The listing below should be printed exactly, every line of it. Skip the pictures.
-- Begin Input data --
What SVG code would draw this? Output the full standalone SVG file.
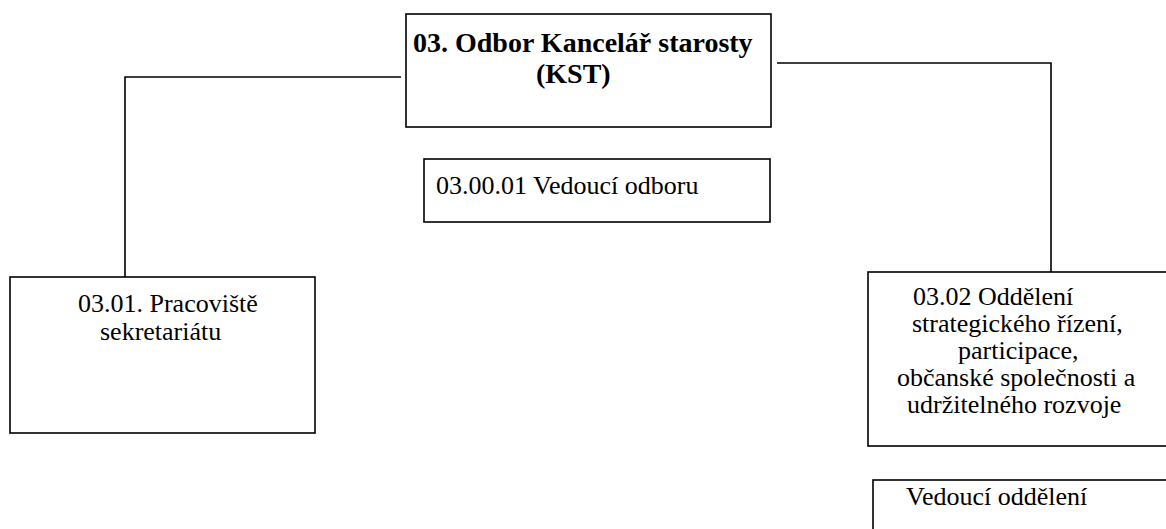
<svg xmlns="http://www.w3.org/2000/svg" width="1166" height="529" viewBox="0 0 1166 529">
<style>
.box{fill:#fff;stroke:#000;stroke-width:1.6}
.con{fill:none;stroke:#000;stroke-width:1.6}
.t{font-family:"Liberation Serif","Times New Roman",serif;font-size:26px;fill:#000}
.b{font-weight:bold;font-size:28px}
</style>
<rect width="1166" height="529" fill="#fff"/>
<g id="connectors">
<polyline class="con" points="401,77 125,77 125,277"/>
<polyline class="con" points="777,63 1051,63 1051,279"/>
</g>
<g id="kst">
<rect class="box" x="406" y="14" width="365" height="113"/>
<text class="t b" x="413" y="52">03. Odbor Kancelář starosty</text>
<text class="t b" x="536" y="83">(KST)</text>
</g>
<g id="vedouci-odboru">
<rect class="box" x="424" y="159" width="346" height="63"/>
<text class="t" x="436" y="194">03.00.01 Vedoucí odboru</text>
</g>
<g id="sekretariat">
<rect class="box" x="10" y="277" width="305" height="156"/>
<text class="t" x="78" y="312">03.01. Pracoviště</text>
<text class="t" x="100" y="340">sekretariátu</text>
</g>
<g id="oddeleni">
<rect class="box" x="868" y="272" width="310" height="174"/>
<text class="t" x="913" y="305">03.02 Oddělení</text>
<text class="t" x="912" y="332">strategického řízení,</text>
<text class="t" x="958" y="359">participace,</text>
<text class="t" x="897" y="386">občanské společnosti a</text>
<text class="t" x="907" y="413">udržitelného rozvoje</text>
</g>
<g id="vedouci-oddeleni">
<rect class="box" x="873" y="480" width="310" height="70"/>
<text class="t" x="906" y="505">Vedoucí oddělení</text>
</g>
</svg>
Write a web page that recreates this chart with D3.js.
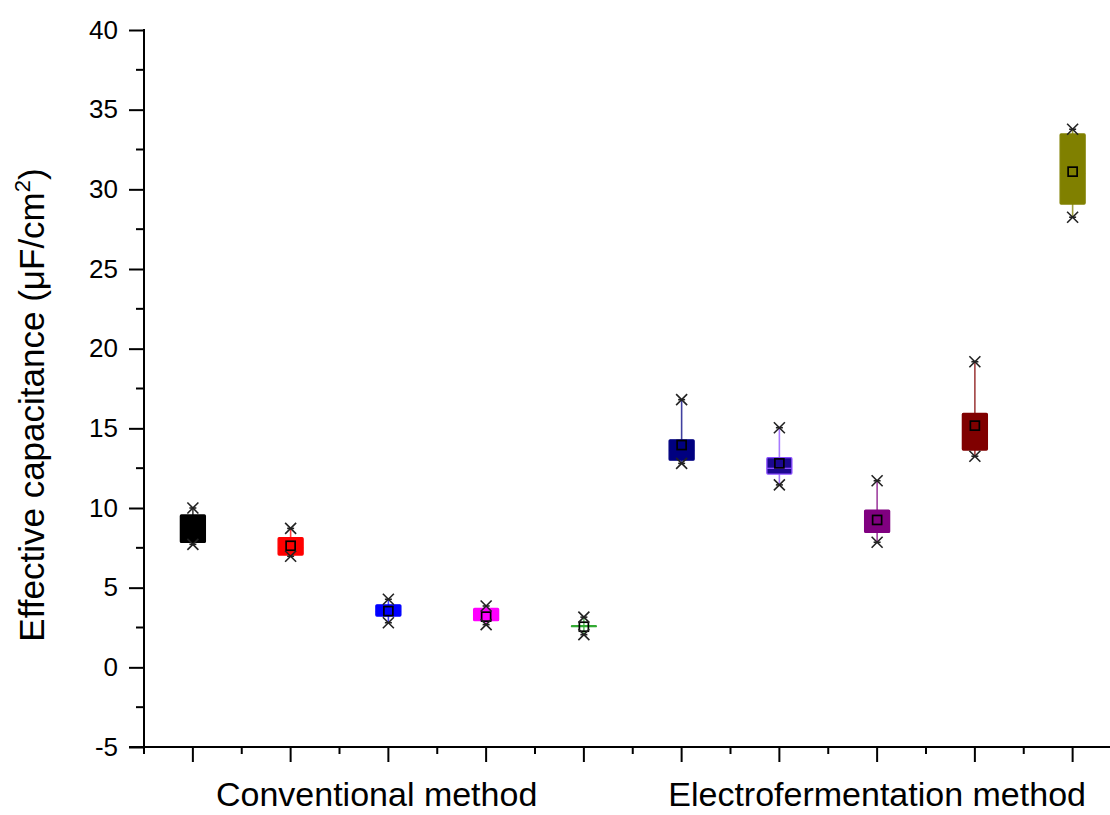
-- End Input data --
- Task output
What SVG code would draw this? Output the full standalone SVG file.
<svg xmlns="http://www.w3.org/2000/svg" width="1166" height="529" viewBox="0 0 1166 529">
<style>
.box{fill:#fff;stroke:#000;stroke-width:1.6}
.con{fill:none;stroke:#000;stroke-width:1.6}
.t{font-family:"Liberation Serif","Times New Roman",serif;font-size:26px;fill:#000}
.b{font-weight:bold;font-size:28px}
</style>
<rect width="1166" height="529" fill="#fff"/>
<g id="connectors">
<polyline class="con" points="401,77 125,77 125,277"/>
<polyline class="con" points="777,63 1051,63 1051,279"/>
</g>
<g id="kst">
<rect class="box" x="406" y="14" width="365" height="113"/>
<text class="t b" x="413" y="52">03. Odbor Kancelář starosty</text>
<text class="t b" x="536" y="83">(KST)</text>
</g>
<g id="vedouci-odboru">
<rect class="box" x="424" y="159" width="346" height="63"/>
<text class="t" x="436" y="194">03.00.01 Vedoucí odboru</text>
</g>
<g id="sekretariat">
<rect class="box" x="10" y="277" width="305" height="156"/>
<text class="t" x="78" y="312">03.01. Pracoviště</text>
<text class="t" x="100" y="340">sekretariátu</text>
</g>
<g id="oddeleni">
<rect class="box" x="868" y="272" width="310" height="174"/>
<text class="t" x="913" y="305">03.02 Oddělení</text>
<text class="t" x="912" y="332">strategického řízení,</text>
<text class="t" x="958" y="359">participace,</text>
<text class="t" x="897" y="386">občanské společnosti a</text>
<text class="t" x="907" y="413">udržitelného rozvoje</text>
</g>
<g id="vedouci-oddeleni">
<rect class="box" x="873" y="480" width="310" height="70"/>
<text class="t" x="906" y="505">Vedoucí oddělení</text>
</g>
</svg>
Write a web page that recreates this chart with D3.js.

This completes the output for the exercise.